Demikian chat seorang ibu dari murid saya mengirimkan tugas putranya. Si ibu terlupa tidak mengirimkan tugas selama 3 hari. Padahal sang putra selalu mengerjakan tugas setiap hari.
Ya. Saya paham dan lumayan hafal dengan murid saya. Meski putra si ibu tadi termasuk siswa pindahan. Baru semester ini dia sekolah di instansi tempat saya bekerja.
Baru beberapa bulan belajar dengan saya, tak membuat saya tak paham si anak tadi. Sangat hafal.
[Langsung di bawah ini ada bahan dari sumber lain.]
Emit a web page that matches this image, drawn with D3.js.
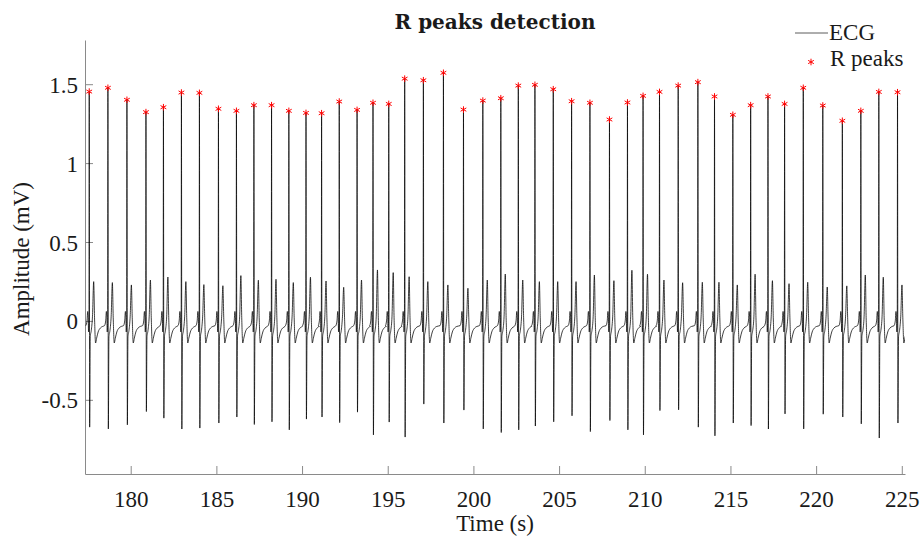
<!DOCTYPE html>
<html>
<head>
<meta charset="utf-8">
<script src="https://cdn.jsdelivr.net/npm/d3@7"></script>
<style>
  body { margin: 0; background: #fff; }
  text { font-family: "Liberation Serif", "DejaVu Serif", serif; fill: #1a1a1a; }
</style>
</head>
<body>
<svg id="chart" width="923" height="540"></svg>
<script>
// R peak times (s)
const rTimes = [177.58, 178.67, 179.78, 180.89, 181.91, 182.96, 184.01, 185.12, 186.17, 187.19,
    188.22, 189.23, 190.23, 191.14, 192.17, 193.21, 194.14, 195.06, 195.99, 197.08,
    198.25, 199.42, 200.55, 201.60, 202.62, 203.59, 204.66, 205.73, 206.80, 207.94,
    208.99, 209.90, 210.86, 211.95, 213.10, 214.07, 215.14, 216.18, 217.19, 218.16,
    219.25, 220.39, 221.53, 222.61, 223.66, 224.75];
// R peak amplitudes (mV)
const rAmps = [1.453, 1.477, 1.401, 1.323, 1.354, 1.447, 1.445, 1.344, 1.331, 1.367,
    1.367, 1.331, 1.318, 1.316, 1.390, 1.337, 1.382, 1.375, 1.535, 1.525,
    1.572, 1.339, 1.396, 1.411, 1.491, 1.496, 1.468, 1.392, 1.382, 1.276,
    1.384, 1.426, 1.451, 1.491, 1.513, 1.422, 1.306, 1.367, 1.422, 1.375,
    1.477, 1.365, 1.268, 1.331, 1.451, 1.449];
// S trough right after each R
const sAmps = [-0.673, -0.684, -0.658, -0.574, -0.616, -0.685, -0.679, -0.647, -0.609, -0.656,
    -0.639, -0.690, -0.622, -0.609, -0.644, -0.578, -0.722, -0.641, -0.736, -0.527,
    -0.647, -0.565, -0.684, -0.707, -0.690, -0.666, -0.639, -0.601, -0.701, -0.631,
    -0.690, -0.722, -0.568, -0.563, -0.673, -0.728, -0.647, -0.663, -0.685, -0.589,
    -0.684, -0.591, -0.609, -0.652, -0.742, -0.647];
// T wave tops
const tAmps = [0.249, 0.243, 0.228, 0.259, 0.278, 0.249, 0.230, 0.223, 0.287, 0.258,
    0.264, 0.243, 0.277, 0.253, 0.213, 0.259, 0.323, 0.306, 0.280, 0.249,
    0.228, 0.207, 0.259, 0.297, 0.259, 0.249, 0.249, 0.249, 0.291, 0.255,
    0.321, 0.296, 0.259, 0.242, 0.245, 0.245, 0.228, 0.296, 0.255, 0.236,
    0.245, 0.215, 0.222, 0.291, 0.277, 0.228];
// shape of one beat around its R peak: [offset (s), value], "R"/"S"/"T" filled per beat
const beatShape = [[-0.20, -0.03], [-0.13, 0.0], [-0.09, 0.06], [-0.06, 0.02], [-0.04, -0.07],
    [-0.015, 0.0], [0, "R"], [0.025, "S"], [0.06, -0.10], [0.12, -0.06], [0.19, 0.03],
    [0.26, "T"], [0.31, 0.02], [0.37, -0.14], [0.43, -0.11], [0.52, -0.07], [0.65, -0.045],
    [0.78, -0.035]];

const xTicks = [180, 185, 190, 195, 200, 205, 210, 215, 220, 225];
const yTicks = [-0.5, 0, 0.5, 1, 1.5];
const xLimits = [177.333, 225.187];
const yLimits = [-0.97, 1.78];

//build the ecg trace from the beat values
let ecg = [];
rTimes.forEach((t, i) => {
    let vals = {R: rAmps[i], S: sAmps[i], T: tAmps[i]};
    for (let [dt, v] of beatShape){
        ecg.push({t: t + dt, v: typeof v === "string" ? vals[v] : v});
    }
});
let peaks = rTimes.map((t, i) => ({t: t, v: rAmps[i]}));

const svg = d3.select("#chart");
const plot = {left: 85, right: 905, top: 40, bottom: 474};
const FONT = 23;

let x = d3.scaleLinear().domain(xLimits).range([plot.left, plot.right]);
let y = d3.scaleLinear().domain(yLimits).range([plot.bottom, plot.top]);

svg.append("defs").append("clipPath").attr("id", "plotClip")
    .append("rect")
    .attr("x", plot.left).attr("y", plot.top)
    .attr("width", plot.right - plot.left)
    .attr("height", plot.bottom - plot.top);

//axes
let xAxis = d3.axisBottom(x).tickValues(xTicks).tickFormat(d => String(d))
    .tickSizeInner(-8).tickSizeOuter(0).tickPadding(17);
let yAxis = d3.axisLeft(y).tickValues(yTicks).tickFormat(d => String(d))
    .tickSizeInner(-8).tickSizeOuter(0).tickPadding(7);

let gx = svg.append("g").attr("transform", `translate(0,${plot.bottom})`).call(xAxis);
let gy = svg.append("g").attr("transform", `translate(${plot.left},0)`).call(yAxis);
for (let g of [gx, gy]){
    g.select(".domain").attr("stroke", "#8a8a8a");
    g.selectAll(".tick line").attr("stroke", "#8a8a8a");
    g.selectAll(".tick text").attr("fill", "#1a1a1a")
        .style("font-size", FONT + "px")
        .style("font-family", "'Liberation Serif', serif");
}
gy.selectAll(".tick text").attr("dy", "0.35em");

//ecg line
let line = d3.line().x(d => x(d.t)).y(d => y(d.v)).curve(d3.curveMonotoneX);
svg.append("g").attr("clip-path", "url(#plotClip)")
    .append("path")
    .datum(ecg)
    .attr("d", line)
    .attr("fill", "none")
    .attr("stroke", "#000")
    .attr("stroke-width", 0.75)
    .attr("stroke-linejoin", "round");

//r peak markers
let star = d3.symbol().type(d3.symbolAsterisk).size(30);
svg.append("g").selectAll("path").data(peaks).join("path")
    .attr("transform", d => `translate(${x(d.t)},${y(d.v)})`)
    .attr("d", star)
    .attr("fill", "none")
    .attr("stroke", "#ff0000")
    .attr("stroke-width", 1);

//labels
svg.append("text")
    .attr("x", 495).attr("y", 29)
    .attr("text-anchor", "middle")
    .attr("font-weight", "bold")
    .style("font-family", "'DejaVu Serif', serif")
    .style("font-size", "20px")
    .text("R peaks detection");
svg.append("text")
    .attr("x", (plot.left + plot.right) / 2).attr("y", 531)
    .attr("text-anchor", "middle")
    .style("font-size", FONT + "px")
    .text("Time (s)");
svg.append("text")
    .attr("transform", "translate(29,259) rotate(-90)")
    .attr("text-anchor", "middle")
    .style("font-size", FONT + "px")
    .text("Amplitude (mV)");

//legend
let legend = svg.append("g");
legend.append("line")
    .attr("x1", 795).attr("x2", 828).attr("y1", 33).attr("y2", 33)
    .attr("stroke", "#333").attr("stroke-width", 0.8);
legend.append("text").attr("x", 829).attr("y", 40)
    .style("font-size", FONT + "px").text("ECG");
legend.append("path")
    .attr("transform", "translate(811,62)")
    .attr("d", star)
    .attr("fill", "none").attr("stroke", "#ff0000").attr("stroke-width", 1);
legend.append("text").attr("x", 830).attr("y", 66)
    .style("font-size", FONT + "px").text("R peaks");
</script>
</body>
</html>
Anak itu termasuk tertib dalam menyelesaikan tugas.Â
Di saat temannya ramai, memukuli rolling door, dia tidak ikut-ikutan. Tentunya saya tak hanya hafal putra ibu tadi. Seluruh siswa pasti sudah saya hafal, siapa yang suka ngambek, nangis, usil, rajin, bicara dengan suara keras, malas menyelesaikan tugas, dan sebagainya.
Kini di saat pandemi ini, mereka belajar bersama orangtua. Terutama ibu. Padahal ibu adalah sosok yang sangat repot. Dari pagi hingga malam, selalu saja ada pekerjaan menanti. Belum lagi ketika si ibu memiliki balita.
Saat ini saya sangat mengapresiasi para orangtua, terutama ibu-ibu yang membantu kelancaran tugas saya. Saya menyadari bahwa di saat ini belum bisa membersamai putra-putri mereka. Namun tak ada keluhan dari mereka yang disampaikan kepada saya.
Mengingat kerepotan para ibu, saya tidak terlalu banyak memberikan pembelajaran dan tugas mandiri. Tidak semua materi saya berikan sesuai dalam buku siswa.Â
Saya hanya memilihkan materi yang sangat diprioritaskan. Karena saya mengajar di kelas IV dan banyak materi tentang cerita daerah dan sejenis, saya pilihkan beberapa saja.
Yang agak sulit ketika pembelajaran untuk mata pelajaran Matematika. Ketika saya menyampaikan materi di kelas dan saling bertatap muka saja para siswa bingung dalam mengerjakan dan mengaplikasikan rumus dalam soal-soal. Apalagi dalam pembelajaran online.